There are a few trick poems included, based on ‘vowel analysis’ and ‘numerical analysis’ of other people’s work: a dangerous game for this poet, since a blood-stone-light-bone analysis of his own poems would uncover the precisely recurring clotted patterns of a radar screen sweeping a herd of tortoise. A poem about Malta which conflates imagery of the two great sieges (1565 and 1940) seems to contain a moment of genuine memory:

     With paired wings, three remain
Holding the gold walls....

These are Faith, Hope and Charity, the three Gladiators (they were biplanes, hence the ‘paired wings’) which defended the island at one desperate period. The poet’s emotions are at least temporarily involved here, so the verse comes to life for a while: a writer so tough about Death, though, should have avoided giving the planes’ pilots

                                          clean, grey eyes
Behind the wings, mounting in honour

Biggles, Ginger and Algy fly again, as technical advisers to Malta Story.

The combination of recondite information and predictable emotion is characteristic — a narrow intensity of curiosity shared by stereo fiends and those people who wear opera capes and green eyeshadow and who can name you the directors of every Bette Davis movie if you give them half a chance. To draw upon the flat characters, contrived situations and ramshackle properties of B-pictures, Sam Katzman serials and comic strips is the only way to talk about poetry of this type. It is media poetry.

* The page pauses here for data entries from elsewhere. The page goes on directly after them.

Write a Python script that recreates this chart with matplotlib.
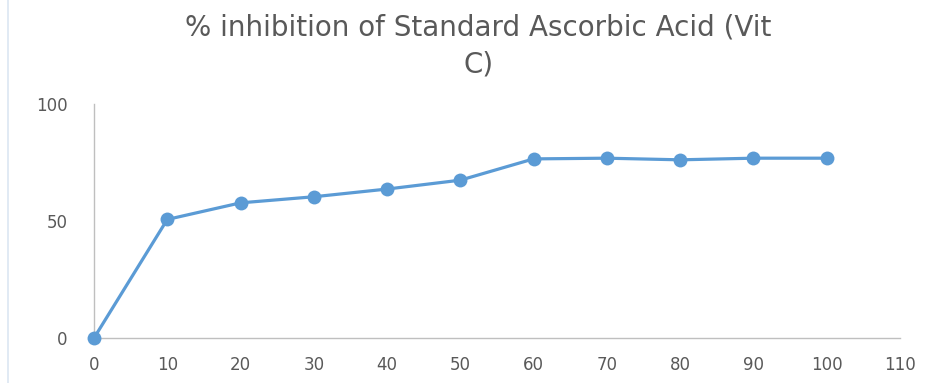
import matplotlib
matplotlib.use('Agg')
import matplotlib.pyplot as plt

# =============================================================================
# DATA
# =============================================================================

concentration = [0, 10, 20, 30, 40, 50, 60, 70, 80, 90, 100]
inhibition = [0, 50.7, 57.8, 60.4, 63.7, 67.5, 76.6, 76.9, 76.2, 76.9, 76.9]
x_ticks = [0, 10, 20, 30, 40, 50, 60, 70, 80, 90, 100, 110]
y_ticks = [0, 50, 100]
title = '% inhibition of Standard Ascorbic Acid (Vit\nC)'

# =============================================================================
# PLOT
# =============================================================================

text_col = '#595959'
axis_col = '#bfbfbf'
line_col = '#5b9bd5'

fig = plt.figure(figsize=(9.42, 3.83), dpi=100)
ax = fig.add_axes([0.0998, 0.1175, 0.8555, 0.6105])

ax.plot(concentration, inhibition, color=line_col, lw=2.3,
        marker='o', markersize=10, markeredgewidth=0, zorder=3,
        clip_on=False)

ax.set_xlim(0, 110)
ax.set_ylim(0, 100)
ax.set_xticks(x_ticks)
ax.set_yticks(y_ticks)
ax.tick_params(length=0, labelsize=12, labelcolor=text_col)
ax.tick_params(axis='x', pad=13)
ax.tick_params(axis='y', pad=19)
for lab in ax.get_xticklabels() + ax.get_yticklabels():
    lab.set_family('DejaVu Sans')

for s in ['top', 'right']:
    ax.spines[s].set_visible(False)
for s in ['left', 'bottom']:
    ax.spines[s].set_color(axis_col)
    ax.spines[s].set_linewidth(1.0)

fig.text(0.508, 0.965, title, ha='center', va='top', fontsize=20,
         color=text_col, family='DejaVu Sans', linespacing=1.4)

# faint frame edge on the left
fig.add_artist(plt.Line2D([0.009, 0.009], [0.0, 1.0], color='#dce6f2', lw=1.2))

fig.savefig('out.png', dpi=100)
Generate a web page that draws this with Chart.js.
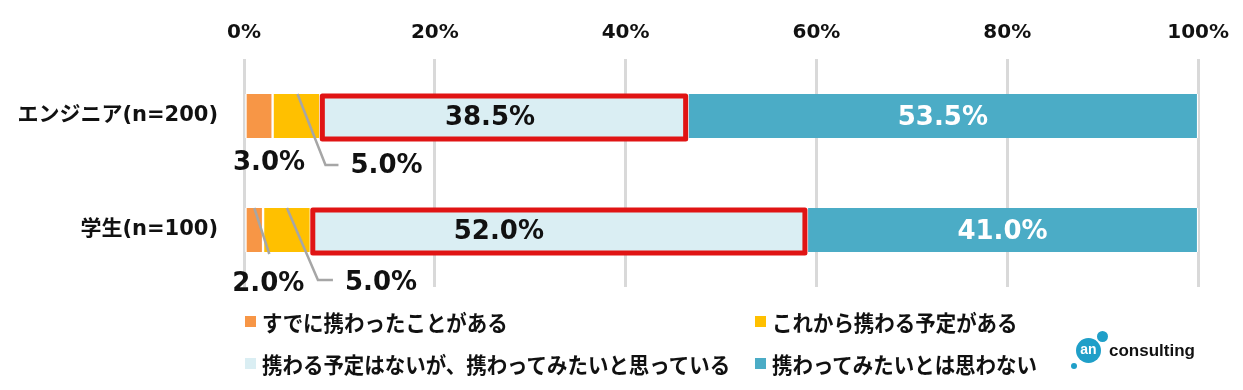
<!DOCTYPE html>
<html>
<head>
<meta charset="utf-8">
<script src="https://cdn.jsdelivr.net/npm/chart.js@4"></script>
<style>
  html, body { margin: 0; padding: 0; background: #fff; }
  #wrap { position: relative; width: 1243px; height: 390px; overflow: hidden; }
  #chart { position: absolute; left: 0; top: 0; }
  .lg { position: absolute; height: 26px; line-height: 26px; font-family: "Noto Sans CJK JP", sans-serif; font-weight: 700; font-size: 22px; color: #111; white-space: nowrap; transform-origin: left center; transform: scaleX(0.93); }
  .sw { position: absolute; width: 11px; height: 11px; }
  .logo-c { position: absolute; border-radius: 50%; background: #1f9fc8; }
  .logo-an { position: absolute; left: 1076px; top: 338px; width: 25px; height: 24px; line-height: 22px; text-align: center; color: #fff; font-family: "Liberation Sans", sans-serif; font-weight: 700; font-size: 14px; }
  .logo-t { position: absolute; left: 1109px; top: 340px; font-family: "Liberation Sans", sans-serif; font-weight: 700; font-size: 17px; color: #111; line-height: 22px; }
</style>
</head>
<body>
<div id="wrap">
  <canvas id="chart" width="1243" height="390"></canvas>
  <div id="legend"></div>
  <div class="logo-c" style="left:1097px;top:331px;width:11px;height:11px;"></div>
  <div class="logo-c" style="left:1076px;top:338px;width:25px;height:25px;"></div>
  <div class="logo-c" style="left:1071px;top:363px;width:6px;height:6px;"></div>
  <div class="logo-an">an</div>
  <div class="logo-t">consulting</div>
</div>
<script>
// ---- data ----
const categories = ['エンジニア(n=200)', '学生(n=100)'];
const seriesNames = ['すでに携わったことがある', 'これから携わる予定がある', '携わる予定はないが、携わってみたいと思っている', '携わってみたいとは思わない'];
const already = [3.0, 2.0];
const planned = [5.0, 5.0];
const wantTo = [38.5, 52.0];
const notWant = [53.5, 41.0];
const xTickValues = [0, 20, 40, 60, 80, 100];

// ---- styles ----
const colors = ['#F79646', '#FFC000', '#DAEEF3', '#4BACC6'];
const numFont = '"DejaVu Sans", sans-serif';
// label offsets for in-bar labels (dataset 2 & 3), px relative to segment centre
const inBarOffset = { 2: [-14, -60], 3: [0, 0] };
// callouts for small segments: offsets relative to segment centre x and bar top/bottom
const callouts = {
  '0-0': { label: [10, 25], align: 'center' },
  '1-0': { leader: [[1, 'top', 0], [29, 'bottom', 27], [42, 'bottom', 27]], label: [54, 28], align: 'left' },
  '0-1': { leader: [[0, 'top', 0], [15, 'bottom', 2]], label: [14, 32], align: 'center' },
  '1-1': { leader: [[0, 'top', 0], [31, 'bottom', 28], [46, 'bottom', 28]], label: [58, 31], align: 'left' }
};

const seriesValues = [already, planned, wantTo, notWant];

const labelPlugin = {
  id: 'labels',
  afterDatasetsDraw(chart) {
    const ctx = chart.ctx;
    // red highlight boxes
    const meta2 = chart.getDatasetMeta(2);
    ctx.save();
    ctx.strokeStyle = '#E01414';
    ctx.lineWidth = 5;
    ctx.lineJoin = 'round';
    meta2.data.forEach(el => {
      const top = el.y - el.height / 2, h = el.height;
      ctx.strokeRect(el.base + 2, top + 2, el.x - el.base - 4, h - 1);
    });
    ctx.restore();

    ctx.save();
    ctx.font = 'bold 26px ' + numFont;
    ctx.textBaseline = 'middle';
    [2, 3].forEach(di => {
      const meta = chart.getDatasetMeta(di);
      meta.data.forEach((el, i) => {
        const v = seriesValues[di][i];
        const cx = (el.x + el.base) / 2 + inBarOffset[di][i];
        ctx.fillStyle = di === 3 ? '#ffffff' : '#111111';
        ctx.textAlign = 'center';
        ctx.fillText(v.toFixed(1) + '%', cx, el.y + 2);
      });
    });
    // callouts
    [0, 1].forEach(di => {
      const meta = chart.getDatasetMeta(di);
      meta.data.forEach((el, i) => {
        const c = callouts[di + '-' + i];
        if (!c) return;
        const cx = (el.x + el.base) / 2;
        const top = el.y - el.height / 2, bottom = el.y + el.height / 2;
        if (c.leader) {
          ctx.beginPath();
          ctx.strokeStyle = '#A6A6A6';
          ctx.lineWidth = 2.5;
          c.leader.forEach((p, k) => {
            const px = cx + p[0];
            const py = (p[1] === 'top' ? top : bottom) + p[2];
            if (k === 0) ctx.moveTo(px, py); else ctx.lineTo(px, py);
          });
          ctx.stroke();
        }
        ctx.fillStyle = '#111111';
        ctx.textAlign = c.align;
        ctx.fillText(seriesValues[di][i].toFixed(1) + '%', cx + c.label[0], bottom + c.label[1]);
      });
    });
    ctx.restore();
  }
};

const datasets = seriesNames.map((name, k) => ({
  label: name,
  data: seriesValues[k],
  backgroundColor: colors[k],
  borderColor: '#ffffff',
  borderWidth: { left: 1.5, right: 1.5, top: 0, bottom: 0 },
  borderSkipped: false,
  barThickness: 44
}));

new Chart(document.getElementById('chart'), {
  type: 'bar',
  data: { labels: categories, datasets },
  options: {
    indexAxis: 'y',
    responsive: false,
    animation: false,
    layout: { padding: { left: 0, right: 43, top: 0, bottom: 103 } },
    plugins: { legend: { display: false }, tooltip: { enabled: false } },
    scales: {
      x: {
        position: 'top',
        stacked: true,
        min: 0, max: 100,
        afterBuildTicks(scale) { scale.ticks = xTickValues.map(v => ({ value: v })); },
        afterFit(scale) { scale.height = 59; },
        ticks: {
          padding: 14,
          color: '#111',
          font: { family: numFont, weight: 'bold', size: 20 },
          callback: v => v + '%'
        },
        grid: { color: '#D9D9D9', lineWidth: 3, drawTicks: false },
        border: { display: false }
      },
      y: {
        stacked: true,
        afterFit(scale) { scale.width = 244; },
        ticks: {
          padding: 18,
          color: '#111',
          font: { family: '"DejaVu Sans", "Noto Sans CJK JP", sans-serif', weight: 'bold', size: 21 }
        },
        grid: { display: false },
        border: { display: false }
      }
    }
  },
  plugins: [labelPlugin]
});

// HTML legend built from series
const legendPos = [[245, 308], [755, 308], [245, 350], [755, 350]];
const lg = document.getElementById('legend');
seriesNames.forEach((name, k) => {
  const sw = document.createElement('div');
  sw.className = 'sw';
  sw.style.left = legendPos[k][0] + 'px';
  sw.style.top = (legendPos[k][1] + 8) + 'px';
  sw.style.background = colors[k];
  lg.appendChild(sw);
  const t = document.createElement('div');
  t.className = 'lg';
  t.style.left = (legendPos[k][0] + 17) + 'px';
  t.style.top = legendPos[k][1] + 'px';
  t.textContent = name;
  lg.appendChild(t);
});
</script>
</body>
</html>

It has a great air of living and struggling in the true world of Hitler, Himmler, Stalin and Beria, but a close look reveals that it has been transformed by fright-wigs and plastic incisors into the process-shot world of Bela Lugosi, Boris Karloff and J. Carroll Naish, each lit uncannily among the zapping electric coils. Like horror films, this kind of poetry is the art with which frivolous people fulfil their seriousness quota. ‘I was terrified,’ said the old lady emerging from Psycho. ‘It was wonderful.’ And in all that spookery (‘all that’ is one of this poet’s favourite soggy specificities), not a single haunting phrase.

(TLS, 1968)


As a tyro critic, and later on a tyro TV critic, I spent more time praising than blaming: but blame, more fun to read, gets remembered, so I acquired an early reputation for always being either at the feet of my subject or else at his throat. I doubt that it was an accurate characterization, but have to admit that a piece like the foregoing one fits the billing. This was the piece I came closest to suppressing for this reissue. To have done so, however, would have meant rewriting my own history in a favourable light, and to have overrated my initial impact as a reviewer. Worried even at the time by the intransigence of the tone I had taken, I was relieved to hear that George MacBeth laughed it off: without being so crass as to put all adverse criticism down to jealousy, he still worked on the principle that anyone who didn’t like his work hadn’t understood it — a useful defence mechanism for poets, who can’t last long without a reservoir of self-belief. Nevertheless the piece shows the sharp limitations, as well as the questionable morality, of bending the language of criminal prosecution to the assessment of poetry, which even at its worst is more likely to be a misdemeanour than a felony. Having taken such a tone, I would have had nothing left over with which to criticize, say, Baldur von Schirach’s poems in praise of Hitler. As with any other self-indulgent emotion, spleen affects the minor details as well as the grand cadence. Just after ironic inverted commas, ironic capital letters (as in Material for Poetry) come high on the list of would-be snide tricks that don’t punch their weight. Usually it isn’t hard to produce a review more carefully composed than the poems being reviewed — most poets write poetry because they aren’t scrupulous enough to write prose — but if the aim is to outdo the subject for verbal authority, the passions need to be held in. I should add in expiation that nobody, including George MacBeth himself, had any inkling at the time of the illness which would eventually bring about his sadly premature exit from the scene, so to joke about his use of the word ‘laser’ wasn’t necessarily a sign of insensitivity. There were plenty of other signs, though, and I regret them still.